● WHAT IS BEING ASKED:
Pick out each line of the records in which the word "this" appears.
· · · · · · ·
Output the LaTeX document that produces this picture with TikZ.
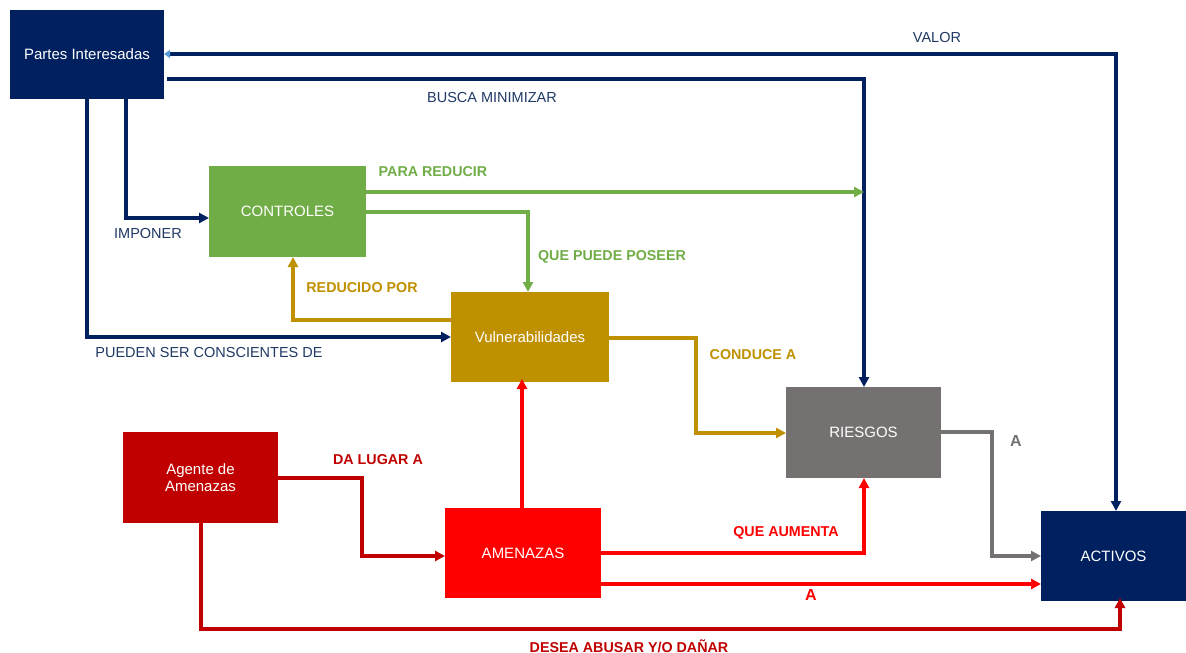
\documentclass[tikz,border=0pt]{standalone}
\usepackage{fontspec}
\setmainfont{Liberation Sans}
\usetikzlibrary{arrows.meta}
\definecolor{navy}{HTML}{002060}
\definecolor{navytxt}{HTML}{1F3864}
\definecolor{ctrlgreen}{HTML}{70AD47}
\definecolor{gold}{HTML}{BF9000}
\definecolor{riskgray}{HTML}{767171}
\definecolor{darkred}{HTML}{C00000}
\definecolor{brightred}{HTML}{FF0000}
\definecolor{tipblue}{HTML}{5B9BD5}
\begin{document}
\begin{tikzpicture}[x=1pt,y=-1pt,
  box/.style={fill=#1, draw=none, text=white, inner sep=0pt, outer sep=0pt,
    font=\fontsize{15}{17}\selectfont, align=center},
  conn/.style={draw=#1, line width=3.4pt, -{Triangle[length=10pt,width=10pt]}},
  lbl/.style={text=#1, font=\fontsize{14.5}{16}\selectfont, inner sep=0pt},
  blbl/.style={text=#1, font=\bfseries\fontsize{14.3}{16}\selectfont, inner sep=0pt},
]
\useasboundingbox (0,0) rectangle (1186,653);

% nodes
\node[box=navy, minimum width=154pt, minimum height=89pt] (partes) at (87,54.5) {Partes Interesadas};
\node[box=ctrlgreen, minimum width=157pt, minimum height=91pt] (ctrl) at (287.5,211.5) {CONTROLES};
\node[box=gold, minimum width=158pt, minimum height=90pt] (vuln) at (530,337) {Vulnerabilidades};
\node[box=riskgray, minimum width=155pt, minimum height=91pt] (riesgos) at (863.5,432.5) {RIESGOS};
\node[box=darkred, minimum width=155pt, minimum height=91pt] (agente) at (200.5,477.5) {Agente de\\Amenazas};
\node[box=brightred, minimum width=156pt, minimum height=90pt] (amen) at (523,553) {AMENAZAS};
\node[box=navy, minimum width=145pt, minimum height=90pt] (activos) at (1113.5,556) {ACTIVOS};

% VALOR
\draw[draw=navy, line width=3.4pt, {Triangle[length=6pt,width=8pt,color=tipblue]}-{Triangle[length=10pt,width=10pt]}]
  (partes.east |- 0,54) -| ([xshift=2.5pt]activos.north);
% BUSCA MINIMIZAR
\coordinate (bm) at (864,79);
\draw[conn=navy] ([xshift=3pt]partes.east |- bm) -| (riesgos.north -| bm);
% IMPONER
\draw[conn=navy] (partes.south -| 126,0) |- (ctrl.west |- 0,218);
% PUEDEN SER CONSCIENTES DE
\draw[conn=navy] (partes.south -| 87,0) |- (vuln.west |- 0,337);
% PARA REDUCIR
\coordinate (pr) at (864,192);
\draw[conn=ctrlgreen] (ctrl.east |- pr) -- (pr);
% QUE PUEDE POSEER
\draw[conn=ctrlgreen] (ctrl.east |- 0,212) -| (vuln.north -| 528,0);
% REDUCIDO POR
\draw[conn=gold] (vuln.west |- 0,320) -| (ctrl.south -| 293,0);
% CONDUCE A
\draw[conn=gold] (vuln.east |- 0,338) -| (696,385) |- (riesgos.west |- 0,433);
% A (gray)
\draw[conn=riskgray] (riesgos.east |- 0,432) -| (992,500) |- (activos.west |- 0,556);
% AMENAZAS -> Vulnerabilidades
\draw[conn=brightred] ([yshift=-3pt]amen.north -| 522,0) -- ([yshift=3pt]vuln.south -| 522,0);
% DA LUGAR A
\draw[conn=darkred] (agente.east |- 0,478) -| (362,520) |- (amen.west |- 0,556);
% QUE AUMENTA
\draw[conn=brightred] (amen.east |- 0,553) -| (riesgos.south -| 864,0);
% A (red)
\draw[conn=brightred] (amen.east |- 0,584) -- (activos.west |- 0,584);
% DESEA ABUSAR
\draw[conn=darkred] ([yshift=4pt]agente.south -| 201,0) |- (660,629) -| ([yshift=3pt]activos.south -| 1120,0);

% labels
\node[lbl=navytxt] (lvalor) at (937,38) {VALOR};
\node[lbl=navytxt] (lbm) at (492,98) {BUSCA MINIMIZAR};
\node[lbl=navytxt] (limp) at (148,234) {IMPONER};
\node[lbl=navytxt] (lpsc) at (209,353) {PUEDEN SER CONSCIENTES DE};
\node[blbl=ctrlgreen] (lpr) at (433,172) {PARA REDUCIR};
\node[blbl=ctrlgreen] (lqpp) at (612,257) {QUE PUEDE POSEER};
\node[blbl=gold] (lrp) at (362,288) {REDUCIDO POR};
\node[blbl=gold] (lca) at (753,355) {CONDUCE A};
\node[text=riskgray, font=\bfseries\fontsize{16}{18}\selectfont, inner sep=0pt] (la1) at (1016,441) {A};
\node[blbl=darkred] (ldla) at (378,460) {DA LUGAR A};
\node[blbl=brightred] (lqa) at (786,533) {QUE AUMENTA};
\node[text=brightred, font=\bfseries\fontsize{16}{18}\selectfont, inner sep=0pt] (la2) at (811,595) {A};
\node[blbl=darkred] (lda) at (629,646) {DESEA ABUSAR Y/O DAÑAR};
\end{tikzpicture}
\end{document}
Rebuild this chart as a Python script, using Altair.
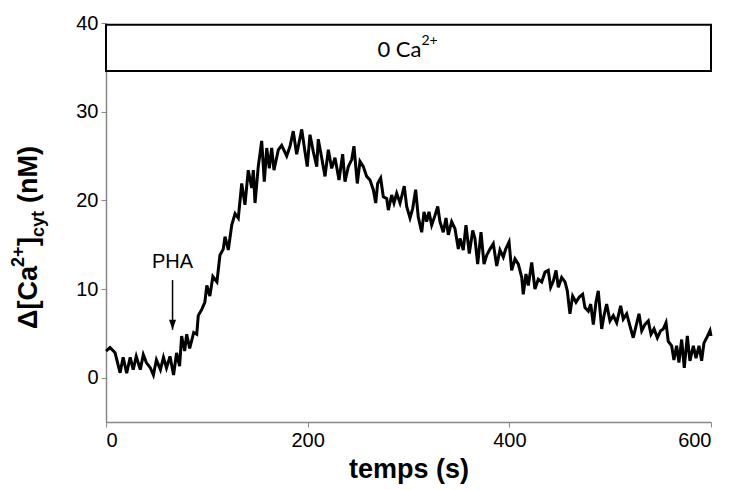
import altair as alt
import pandas as pd

# ---- data ----
time_s = [0, 4, 9, 14, 17, 20.5, 24, 27, 30, 34, 37, 40, 44, 47, 50, 54, 57, 60, 63.5, 67,
          70, 73, 75, 78, 80, 83, 87, 90, 91.5, 95, 98, 100, 103, 106, 110, 113, 116.3, 118,
          121.3, 124.7, 128, 131.2, 134.6, 137.8, 141.1, 144.5, 146.1, 147.8, 151, 154.4, 157,
          159.4, 162, 164.3, 166.6, 170.9, 174.2, 179.2, 182.5, 185.7, 189.1, 194.1, 197.3,
          199.6, 202.3, 205.6, 209, 210.5, 213.9, 217.2, 220.5, 223.8, 227.1, 231.1, 234.7,
          237, 240.3, 243.7, 245.9, 249.2, 251.9, 255.2, 258.5, 261.8, 265.1, 267.5, 269.4,
          272.4, 275, 278.4, 280, 283.3, 285.6, 288.3, 291.6, 295.8, 298.2, 301.5, 304.2,
          307.1, 309.7, 313.1, 315.4, 318, 320.3, 323, 326.3, 329, 331.2, 334.5, 337.2, 339.5,
          342.8, 346.1, 349.4, 351.1, 354.3, 357, 360.3, 363.7, 365.9, 368.6, 371.9, 374.9,
          377.5, 380.8, 384.1, 387.5, 390.7, 394, 396.4, 399.7, 402.3, 405.6, 408.9, 412.3,
          413.8, 416.5, 418.8, 422.2, 425.4, 428.7, 432.1, 435.4, 438.6, 441, 443.6, 446.3,
          448.6, 451.9, 455.2, 457.5, 460.1, 462.8, 466.1, 469.4, 472.7, 475, 478.3, 480.7,
          483.3, 485.9, 488.2, 491.6, 493.9, 496.5, 499.8, 503.1, 506.5, 510.4, 513, 516.4,
          519.7, 522.9, 525.6, 528.6, 531.3, 534.5, 537.8, 540.5, 543.5, 546.8, 550.1, 552.7,
          555.4, 557.6, 561, 563.2, 565.9, 568.2, 570.9, 573.5, 576.5, 579.1, 582.5, 585.1,
          588.1, 590.7, 593, 595.7, 599, 600]
ca_nM = [3.0, 3.4, 2.8, 0.55, 2.3, 0.5, 2.3, 0.9, 2.4, 0.9, 2.6, 1.7, 1.1, 0.3, 2.0, 0.9, 2.3, 1.1, 2.4, 0.3,
         2.8, 1.3, 4.7, 3.0, 4.9, 3.3, 5.1, 4.9, 7.0, 7.7, 8.5, 10.4, 9.2, 11.4, 10.8, 13.8, 14.5, 15.9,
         14.4, 17.2, 18.5, 18.0, 21.9, 19.5, 23.4, 21.4, 23.4, 19.7, 23.8, 26.7, 22.1,
         25.9, 23.6, 25.9, 23.4, 25.7, 26.2, 25.0, 26.1, 27.8, 25.2, 28.0, 25.5,
         23.8, 27.4, 25.5, 23.8, 26.9, 24.8, 22.7, 25.7, 23.6, 24.8, 22.3, 25.2,
         22.1, 23.8, 24.6, 26.1, 21.9, 24.4, 23.8, 22.7, 22.3, 21.2, 19.7, 21.9,
         22.5, 20.4, 20.2, 18.9, 20.6, 19.7, 20.8, 19.7, 21.6, 19.3, 18.0, 19.1,
         21.2, 18.1, 16.4, 18.7, 17.6, 18.7, 17.2, 18.3, 19.3, 17.6, 16.4, 18.0, 16.1,
         17.6, 16.8, 14.5, 15.7, 14.4, 17.2, 14.0, 16.6, 15.7, 12.8, 16.4, 12.8,
         13.8, 14.5, 15.1, 12.6, 14.4, 13.6, 14.5, 15.3, 12.1, 13.4, 12.8, 11.3,
         9.4, 11.7, 10.4, 13.0, 10.0, 11.1, 10.8, 11.9, 12.1, 10.2, 10.9, 12.1,
         10.2, 11.3, 10.8, 9.8, 7.2, 9.2, 8.5, 9.1, 9.4, 7.9, 7.5, 8.3,
         6.0, 8.5, 9.8, 5.5, 7.0, 8.3, 6.4, 7.0, 6.2, 8.1, 6.6, 7.2,
         5.8, 4.5, 5.8, 7.2, 5.3, 6.0, 6.4, 4.9, 5.5, 4.5, 5.3, 5.5,
         6.2, 4.1, 3.6, 2.0, 3.6, 1.7, 4.3, 1.1, 4.7, 1.9, 3.6, 2.2,
         3.6, 1.9, 3.9, 4.5, 5.3, 4.7]

x_ticks = [0, 200, 400, 600]
y_ticks = [0, 10, 20, 30, 40]

box_start, box_end = [0], [600]
box_low, box_high = [34.6], [39.8]
box_label = ["0 Ca"]
box_label_sup = ["2+"]

arrow_time = [66]
arrow_top = [11.0]
arrow_tip = [5.4]
arrow_label = ["PHA"]
arrow_label_y = [12.4]

title_main = ["Δ[Ca", "]", "(nM)"]
title_sup = "2+"
title_sub = "cyt"

df = pd.DataFrame({"t": time_s, "v": ca_nM})

xs = alt.Scale(domain=[0, 600], nice=False)
ys = alt.Scale(domain=[-5, 40], nice=False)

FONT = "Liberation Sans"

line = alt.Chart(df).mark_line(color="black", strokeWidth=3, strokeJoin="miter").encode(
    x=alt.X("t:Q", scale=xs,
            axis=alt.Axis(values=x_ticks, title="temps (s)", titleFontSize=27, titleFont=FONT,
                          titleFontWeight="bold", titleColor="black", titlePadding=6,
                          labelPadding=3)),
    y=alt.Y("v:Q", scale=ys,
            axis=alt.Axis(values=y_ticks, title=None, labelPadding=3)),
)

box_df = pd.DataFrame({"x": box_start, "x2": box_end, "y": box_low, "y2": box_high,
                       "lab": box_label, "sup": box_label_sup})
box = alt.Chart(box_df).mark_rect(fill="white", stroke="black", strokeWidth=2).encode(
    x=alt.X("x:Q", scale=xs), x2="x2:Q", y=alt.Y("y:Q", scale=ys), y2="y2:Q")
box_mid = alt.Chart(box_df).transform_calculate(xm="(datum.x + datum.x2) / 2",
                                                 ym="(datum.y + datum.y2) / 2")
box_text = box_mid.mark_text(font="Lato", fontSize=22, align="right", baseline="middle",
                             dx=13, dy=2, color="black").encode(
    x=alt.X("xm:Q", scale=xs), y=alt.Y("ym:Q", scale=ys), text="lab:N")
box_sup = box_mid.mark_text(font="Lato", fontSize=14, align="left", baseline="middle",
                            dx=13, dy=-7, color="black").encode(
    x=alt.X("xm:Q", scale=xs), y=alt.Y("ym:Q", scale=ys), text="sup:N")

arr_df = pd.DataFrame({"t": arrow_time, "top": arrow_top, "tip": arrow_tip,
                       "lab": arrow_label, "ly": arrow_label_y})
arrow_shaft = alt.Chart(arr_df).mark_rule(color="black", strokeWidth=1.5).encode(
    x=alt.X("t:Q", scale=xs), y=alt.Y("top:Q", scale=ys), y2="tip:Q")
arrow_head = alt.Chart(arr_df).mark_point(shape="M-0.7,-2L0.7,-2L0,0Z", size=100, filled=True,
                                          color="black", opacity=1).encode(
    x=alt.X("t:Q", scale=xs), y=alt.Y("tip:Q", scale=ys))
arrow_text = alt.Chart(arr_df).mark_text(font=FONT, fontSize=20, baseline="alphabetic",
                                         align="center", color="black").encode(
    x=alt.X("t:Q", scale=xs), y=alt.Y("ly:Q", scale=ys), text="lab:N")

# rotated y-axis title made of pieces (main, superscript, subscript)
pieces = pd.DataFrame({
    "txt": [title_main[0], title_sup, title_main[1], title_sub, title_main[2]],
    "size": [27, 18, 27, 18, 27],
    "px": [-69, -82, -69, -62, -69],
    "py": [306, 244, 223, 214, 180],
})
title_layers = []
for _, r in pieces.iterrows():
    title_layers.append(
        alt.Chart(pd.DataFrame({"txt": [r["txt"]]})).mark_text(
            font=FONT, fontSize=int(r["size"]), fontWeight="bold", angle=270, align="left",
            baseline="alphabetic", color="black").encode(
            x=alt.value(float(r["px"])), y=alt.value(float(r["py"])), text="txt:N"))

chart = alt.layer(line, box, box_text, box_sup, arrow_shaft, arrow_head, arrow_text,
                  *title_layers).properties(
    width=605, height=399,
    autosize=alt.AutoSizeParams(type="none"),
    padding={"left": 106, "top": 23, "right": 20, "bottom": 68},
).configure_view(stroke=None).configure_axis(
    grid=False, domainColor="#888888", tickColor="#888888", tickSize=5, domainWidth=1.5,
    labelFont=FONT, labelFontSize=20, labelColor="black",
)

chart.save("out.html", embed_options={"renderer": "svg", "actions": False})
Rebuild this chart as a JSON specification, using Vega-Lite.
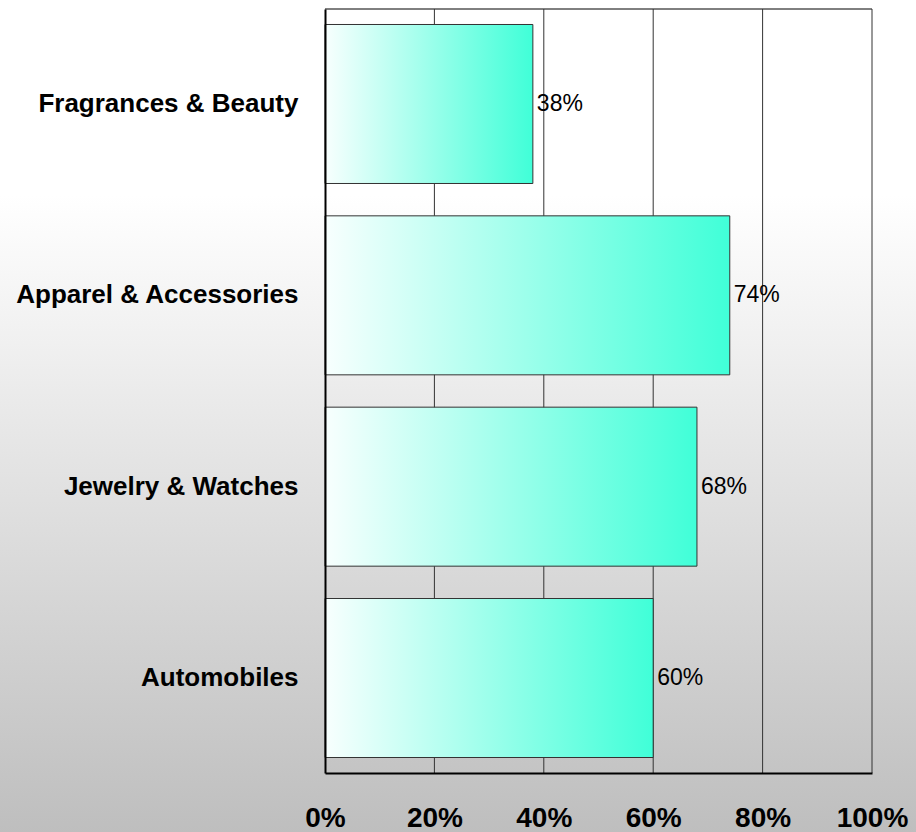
· · · · · · ·
● OUTPUT BELOW:
Output the LaTeX document that produces this picture with TikZ.
Rebuild this chart as a Python script, using Altair.
Rebuild this chart as a JSON specification, using Vega-Lite.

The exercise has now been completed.